The citations follow news that Radosevich was charged with felony theft last week for allegedly accepting nearly $190,000 to represent “clients” in Clark County. Although a law school graduate, he was never admitted to practice in Nevada, authorities tell the newspaper. He was disbarred in Colorado in 1989 for making personal use of client funds and was subsequently disbarred in Nebraska, too.

As the Las Vegas Sun details in a lengthy Sunday article, Radosevich resolved an earlier Nevada State Bar matter by entering into a court-approved 2000 agreement not to practice law. But the state bar continued to receive occasional complaints about him over the next nine years, says deputy counsel David Clark.

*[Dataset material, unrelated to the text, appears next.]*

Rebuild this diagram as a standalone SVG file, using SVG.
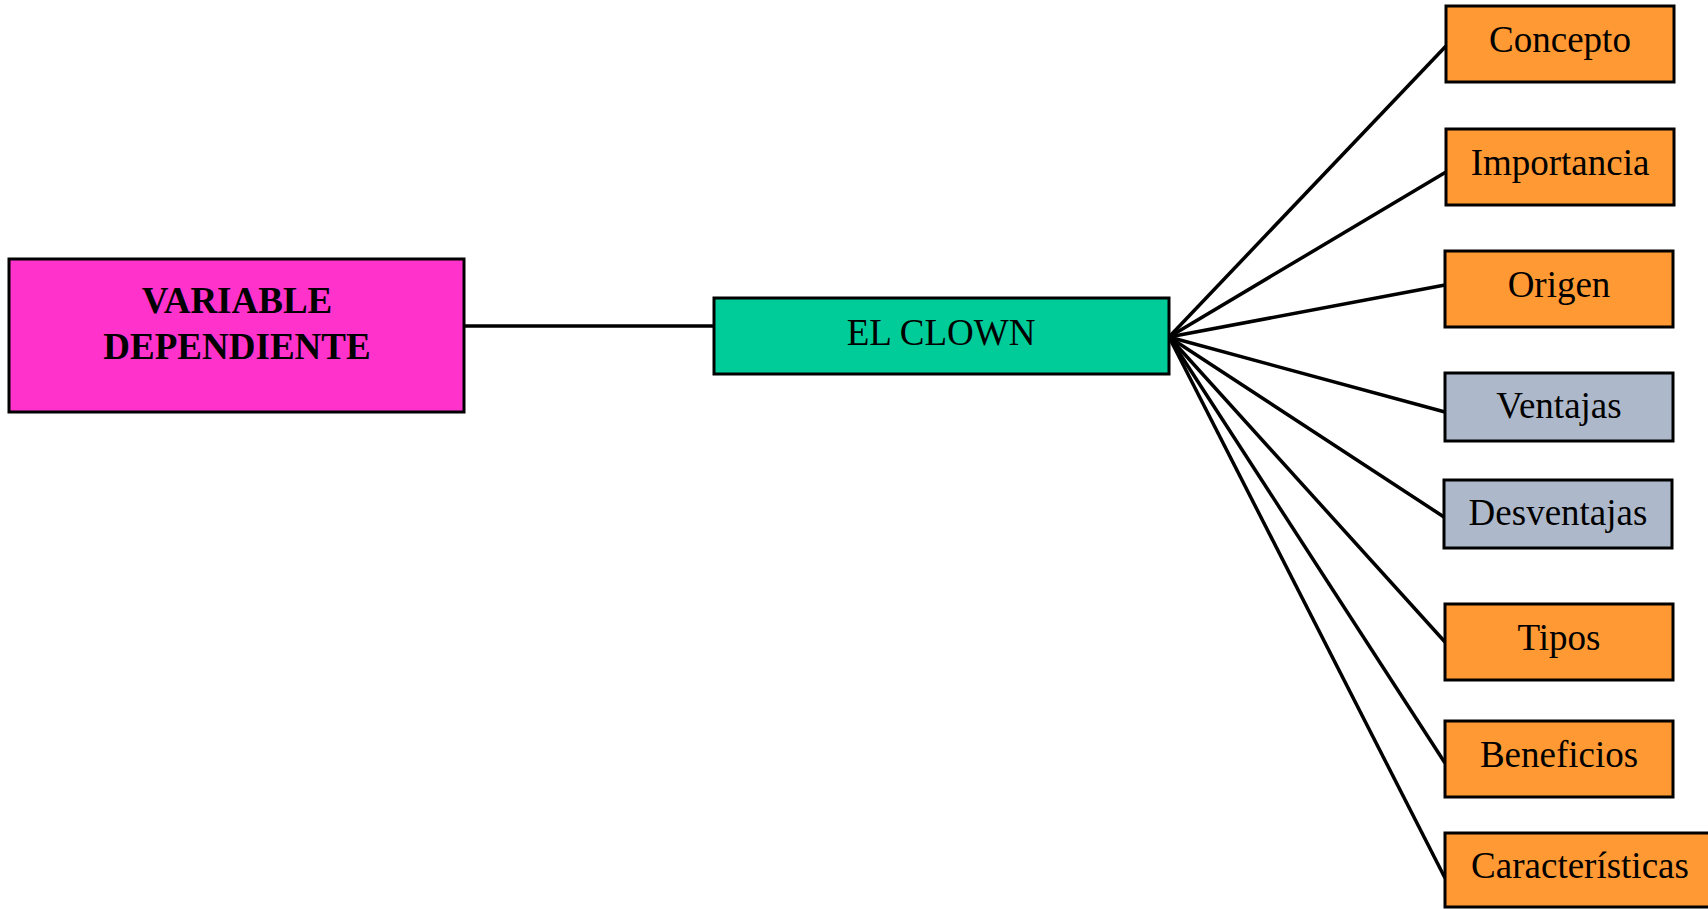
<svg xmlns="http://www.w3.org/2000/svg" width="1708" height="909" viewBox="0 0 1708 909">
<style>
.box{stroke:#000;stroke-width:3}
.pink{fill:#FF33CC}
.green{fill:#00CC99}
.orange{fill:#FF9933}
.gray{fill:#ADB9CA}
text{font-family:"Liberation Serif","Times New Roman",serif;font-size:37px;fill:#000;text-anchor:middle}
.b{font-weight:bold;font-size:37px}
.conn line{stroke:#000;stroke-width:3.5}
</style>
<rect width="1708" height="909" fill="#fff"/>
<g class="conn">
<line x1="464" y1="326" x2="714" y2="326"/>
<line x1="1169" y1="337" x2="1446" y2="46"/>
<line x1="1169" y1="337" x2="1446" y2="172"/>
<line x1="1169" y1="337" x2="1445" y2="285"/>
<line x1="1169" y1="337" x2="1445" y2="412"/>
<line x1="1169" y1="337" x2="1444" y2="517"/>
<line x1="1169" y1="337" x2="1445" y2="642"/>
<line x1="1169" y1="337" x2="1445" y2="763"/>
<line x1="1169" y1="337" x2="1445" y2="878"/>
</g>
<g id="variable">
<rect class="box pink" x="9" y="259" width="455" height="153"/>
<text class="b" x="237" y="313">VARIABLE</text>
<text class="b" x="237" y="359">DEPENDIENTE</text>
</g>
<g id="clown">
<rect class="box green" x="714" y="298" width="455" height="76"/>
<text x="941" y="345">EL CLOWN</text>
</g>
<g id="concepto">
<rect class="box orange" x="1446" y="6" width="228" height="76"/>
<text x="1560" y="52">Concepto</text>
</g>
<g id="importancia">
<rect class="box orange" x="1446" y="129" width="228" height="76"/>
<text x="1560" y="175">Importancia</text>
</g>
<g id="origen">
<rect class="box orange" x="1445" y="251" width="228" height="76"/>
<text x="1559" y="297">Origen</text>
</g>
<g id="ventajas">
<rect class="box gray" x="1445" y="373" width="228" height="68"/>
<text x="1559" y="418">Ventajas</text>
</g>
<g id="desventajas">
<rect class="box gray" x="1444" y="480" width="228" height="68"/>
<text x="1558" y="525">Desventajas</text>
</g>
<g id="tipos">
<rect class="box orange" x="1445" y="604" width="228" height="76"/>
<text x="1559" y="650">Tipos</text>
</g>
<g id="beneficios">
<rect class="box orange" x="1445" y="721" width="228" height="76"/>
<text x="1559" y="767">Beneficios</text>
</g>
<g id="caracteristicas">
<rect class="box orange" x="1445" y="833" width="275" height="74"/>
<text x="1580" y="878">Características</text>
</g>
</svg>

The state bar pursued disciplinary cases against two actual lawyers who worked with Radosevich and they reportedly lost or are losing their licenses. But evidence of “brazen public harm” by Radosevich only surfaced this year, Clark tells the newspaper.

Radosevich, who is accused of having on occasion circulated forged court documents to help persuade clients to give him money, allegedly pocketed $112,000 from a California woman for whom he negotiated a $118,000 settlement of a $128,000 gambling debt with the prosecution in a bad-check case, according to the Sun.

The 44-year-old wound up in jail for more than two weeks this year when authorities caught up with her in her home state, the newspaper reports. And she still faces prosecution concerning the criminal case even though she paid the entire settlement (she sent $6,000 directly to the government in two payments of $3,000 each).

“There’s something wrong with the system for this guy to be able to act as an attorney in our community for this period of time and nobody blows the whistle on him,” says Detective Pete Dustin. He is a member of the Metro Police department that made the felony theft case against Radosevich.

Radosevich declined the newspaper’s request for comment.